>>>

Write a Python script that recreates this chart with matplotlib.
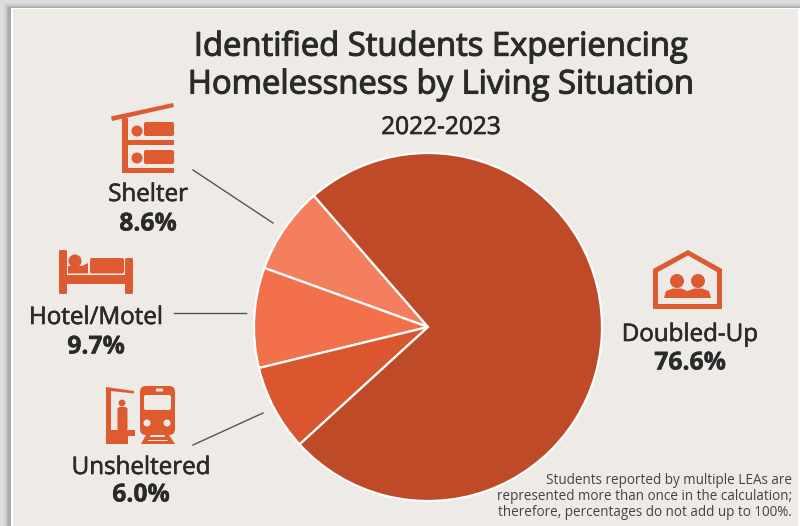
import matplotlib
matplotlib.use("Agg")
import matplotlib.pyplot as plt
import matplotlib.patheffects as pe
from matplotlib.patches import Rectangle, Circle, Polygon, FancyBboxPatch

W, H = 800, 526
plt.rcParams['font.family'] = ['Open Sans', 'DejaVu Sans']

# Printed percentages (they add to more than 100%)
labels = ["Shelter", "Hotel/Motel", "Unsheltered", "Doubled-Up"]
printed = ["8.6%", "9.7%", "6.0%", "76.6%"]
shares = [8.1, 9.3, 8.0, 74.6]
colors = ["#F47F5E", "#F2704A", "#D9562F", "#BF4A28"]
start_angle = 131

ICON = "#DE5A30"
BG = "#EEEAE6"
TXT = "#2A2A2A"

fig = plt.figure(figsize=(W / 100, H / 100), dpi=100, facecolor="#DDDDDD")
ov = fig.add_axes([0, 0, 1, 1])
ov.set_xlim(0, W); ov.set_ylim(H, 0); ov.axis("off")

def rect(x0, y0, x1, y1, c=ICON, z=3):
    ov.add_patch(Rectangle((x0, y0), x1 - x0, y1 - y0, fc=c, ec="none", zorder=z))
def poly(pts, c=ICON, z=3):
    ov.add_patch(Polygon(pts, closed=True, fc=c, ec="none", zorder=z))
def circ(x, y, r, c=ICON, z=3):
    ov.add_patch(Circle((x, y), r, fc=c, ec="none", zorder=z))
def rrect(x0, y0, x1, y1, r, c=ICON, z=3):
    ov.add_patch(FancyBboxPatch((x0 + r, y0 + r), x1 - x0 - 2 * r, y1 - y0 - 2 * r,
                                boxstyle=f"round,pad={r}", fc=c, ec="none", zorder=z))

# card with soft drop shadow
for inset, shade in ((3, "#D2D2D2"), (5, "#C6C6C6"), (6, "#B8B8B8"), (7, "#AAAAAA")):
    rect(inset + 1, inset, 800, 526, shade, 0.2)
rect(11, 8, 800, 526, "white", 0.5)
rect(13, 9, 798, 526, BG, 1)

# pie
R = 174
cx, cy = 428, 327
pie_ax = fig.add_axes([(cx - R) / W, 1 - (cy + R) / H, 2 * R / W, 2 * R / H])
pie_ax.pie(shares, colors=colors, startangle=start_angle, radius=1,
           wedgeprops=dict(edgecolor="white", linewidth=1.6))
pie_ax.set_xlim(-1, 1); pie_ax.set_ylim(-1, 1)
pie_ax.patch.set_alpha(0)

# text
def t(x, y, s, size, weight="normal", ha="center", color=TXT, thick=0):
    o = ov.text(x, y, s, fontsize=size, fontweight=weight, ha=ha, va="center", color=color, zorder=5)
    if thick:
        o.set_path_effects([pe.withStroke(linewidth=thick, foreground=color)])

t(441, 47, "Identified Students Experiencing", 23.6, thick=0.8)
t(441, 85, "Homelessness by Living Situation", 23.6, thick=0.8)
t(441, 128, "2022-2023", 17.6, thick=0.5)
pos = {"Doubled-Up": (690, 335, 363), "Unsheltered": (141, 468, 495),
       "Hotel/Motel": (96, 318, 347), "Shelter": (148, 195, 224)}
for name, val in zip(labels, printed):
    x, y1, y2 = pos[name]
    t(x, y1, name, 17.4, thick=0.45)
    t(x, y2, val, 17.8, "bold", thick=0.3)
for y, s in zip((481, 497, 513), ("Students reported by multiple LEAs are",
                                  "represented more than once in the calculation;",
                                  "therefore, percentages do not add up to 100%.")):
    t(792, y, s, 9.75, ha="right", color="#444444")

# leader lines
for (a, b) in [((193, 170), (273, 223)), ((174, 313), (246, 313)), ((193, 445), (263, 413))]:
    ov.plot([a[0], b[0]], [a[1], b[1]], color="#555555", lw=1.0, zorder=4)

# shelter icon
poly([(111, 116.5), (173, 103), (174, 107), (112, 121)])
rect(122, 118, 128, 173)
rect(122, 140, 174, 145)
rect(122, 168, 174, 173)
circ(137, 131, 5.5); circ(137, 158, 5.5)
rrect(144, 122, 174, 136, 2); rrect(144, 150, 174, 164, 2)

# bed icon
rrect(59, 250, 67, 294, 1.5); rrect(125, 258, 133, 294, 1.5)
rect(59, 275, 133, 284)
circ(75, 261, 6.5)
rrect(90, 258, 124, 273.5, 2)
poly([(68, 273.5), (68, 266), (82, 266), (88, 263), (88, 273.5)])

# train + platform icon
poly([(106, 387), (134, 391), (134, 393.5), (111, 391), (111, 444), (106, 444)])
circ(122, 403, 3.4)
rrect(117.5, 407, 127.5, 431, 2.5)
rect(106, 430, 128, 444)
rect(106, 430, 135, 436)
rrect(140, 386, 175, 435, 6)
rrect(144, 395, 171, 410, 2, BG, 4)
rrect(156, 388.5, 163, 391.5, 0.8, BG, 4)
circ(147, 423, 3.5, BG, 4); circ(167, 423, 3.5, BG, 4)
poly([(146, 435), (151, 435), (146, 444), (141, 444)])
poly([(164, 435), (169, 435), (175, 444), (170, 444)])
rect(147, 437, 168, 439.5); rect(144, 441, 172, 444)

# house icon
poly([(653, 269), (688, 250), (722, 269), (722, 309), (653, 309)])
poly([(658, 272), (688, 255.5), (717, 272), (717, 304), (658, 304)], BG, 4)
circ(677, 281, 7, ICON, 5); circ(698, 281, 7, ICON, 5)
poly([(664, 298), (666, 291), (673, 288.5), (681, 288.5), (687.5, 291), (694, 288.5),
      (702, 288.5), (709, 291), (711, 298)], ICON, 5)

fig.savefig("out.png", dpi=100, facecolor=fig.get_facecolor())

<<<

# [The problem]
Without including any pictures, print all of the material exactly as given.

# [Solution below]
Write a Python script that recreates this chart with matplotlib.
import matplotlib
matplotlib.use("Agg")
import matplotlib.pyplot as plt
import matplotlib.patheffects as pe
from matplotlib.patches import Rectangle, Circle, Polygon, FancyBboxPatch

W, H = 800, 526
plt.rcParams['font.family'] = ['Open Sans', 'DejaVu Sans']

# Printed percentages (they add to more than 100%)
labels = ["Shelter", "Hotel/Motel", "Unsheltered", "Doubled-Up"]
printed = ["8.6%", "9.7%", "6.0%", "76.6%"]
shares = [8.1, 9.3, 8.0, 74.6]
colors = ["#F47F5E", "#F2704A", "#D9562F", "#BF4A28"]
start_angle = 131

ICON = "#DE5A30"
BG = "#EEEAE6"
TXT = "#2A2A2A"

fig = plt.figure(figsize=(W / 100, H / 100), dpi=100, facecolor="#DDDDDD")
ov = fig.add_axes([0, 0, 1, 1])
ov.set_xlim(0, W); ov.set_ylim(H, 0); ov.axis("off")

def rect(x0, y0, x1, y1, c=ICON, z=3):
    ov.add_patch(Rectangle((x0, y0), x1 - x0, y1 - y0, fc=c, ec="none", zorder=z))
def poly(pts, c=ICON, z=3):
    ov.add_patch(Polygon(pts, closed=True, fc=c, ec="none", zorder=z))
def circ(x, y, r, c=ICON, z=3):
    ov.add_patch(Circle((x, y), r, fc=c, ec="none", zorder=z))
def rrect(x0, y0, x1, y1, r, c=ICON, z=3):
    ov.add_patch(FancyBboxPatch((x0 + r, y0 + r), x1 - x0 - 2 * r, y1 - y0 - 2 * r,
                                boxstyle=f"round,pad={r}", fc=c, ec="none", zorder=z))

# card with soft drop shadow
for inset, shade in ((3, "#D2D2D2"), (5, "#C6C6C6"), (6, "#B8B8B8"), (7, "#AAAAAA")):
    rect(inset + 1, inset, 800, 526, shade, 0.2)
rect(11, 8, 800, 526, "white", 0.5)
rect(13, 9, 798, 526, BG, 1)

# pie
R = 174
cx, cy = 428, 327
pie_ax = fig.add_axes([(cx - R) / W, 1 - (cy + R) / H, 2 * R / W, 2 * R / H])
pie_ax.pie(shares, colors=colors, startangle=start_angle, radius=1,
           wedgeprops=dict(edgecolor="white", linewidth=1.6))
pie_ax.set_xlim(-1, 1); pie_ax.set_ylim(-1, 1)
pie_ax.patch.set_alpha(0)

# text
def t(x, y, s, size, weight="normal", ha="center", color=TXT, thick=0):
    o = ov.text(x, y, s, fontsize=size, fontweight=weight, ha=ha, va="center", color=color, zorder=5)
    if thick:
        o.set_path_effects([pe.withStroke(linewidth=thick, foreground=color)])

t(441, 47, "Identified Students Experiencing", 23.6, thick=0.8)
t(441, 85, "Homelessness by Living Situation", 23.6, thick=0.8)
t(441, 128, "2022-2023", 17.6, thick=0.5)
pos = {"Doubled-Up": (690, 335, 363), "Unsheltered": (141, 468, 495),
       "Hotel/Motel": (96, 318, 347), "Shelter": (148, 195, 224)}
for name, val in zip(labels, printed):
    x, y1, y2 = pos[name]
    t(x, y1, name, 17.4, thick=0.45)
    t(x, y2, val, 17.8, "bold", thick=0.3)
for y, s in zip((481, 497, 513), ("Students reported by multiple LEAs are",
                                  "represented more than once in the calculation;",
                                  "therefore, percentages do not add up to 100%.")):
    t(792, y, s, 9.75, ha="right", color="#444444")

# leader lines
for (a, b) in [((193, 170), (273, 223)), ((174, 313), (246, 313)), ((193, 445), (263, 413))]:
    ov.plot([a[0], b[0]], [a[1], b[1]], color="#555555", lw=1.0, zorder=4)

# shelter icon
poly([(111, 116.5), (173, 103), (174, 107), (112, 121)])
rect(122, 118, 128, 173)
rect(122, 140, 174, 145)
rect(122, 168, 174, 173)
circ(137, 131, 5.5); circ(137, 158, 5.5)
rrect(144, 122, 174, 136, 2); rrect(144, 150, 174, 164, 2)

# bed icon
rrect(59, 250, 67, 294, 1.5); rrect(125, 258, 133, 294, 1.5)
rect(59, 275, 133, 284)
circ(75, 261, 6.5)
rrect(90, 258, 124, 273.5, 2)
poly([(68, 273.5), (68, 266), (82, 266), (88, 263), (88, 273.5)])

# train + platform icon
poly([(106, 387), (134, 391), (134, 393.5), (111, 391), (111, 444), (106, 444)])
circ(122, 403, 3.4)
rrect(117.5, 407, 127.5, 431, 2.5)
rect(106, 430, 128, 444)
rect(106, 430, 135, 436)
rrect(140, 386, 175, 435, 6)
rrect(144, 395, 171, 410, 2, BG, 4)
rrect(156, 388.5, 163, 391.5, 0.8, BG, 4)
circ(147, 423, 3.5, BG, 4); circ(167, 423, 3.5, BG, 4)
poly([(146, 435), (151, 435), (146, 444), (141, 444)])
poly([(164, 435), (169, 435), (175, 444), (170, 444)])
rect(147, 437, 168, 439.5); rect(144, 441, 172, 444)

# house icon
poly([(653, 269), (688, 250), (722, 269), (722, 309), (653, 309)])
poly([(658, 272), (688, 255.5), (717, 272), (717, 304), (658, 304)], BG, 4)
circ(677, 281, 7, ICON, 5); circ(698, 281, 7, ICON, 5)
poly([(664, 298), (666, 291), (673, 288.5), (681, 288.5), (687.5, 291), (694, 288.5),
      (702, 288.5), (709, 291), (711, 298)], ICON, 5)

fig.savefig("out.png", dpi=100, facecolor=fig.get_facecolor())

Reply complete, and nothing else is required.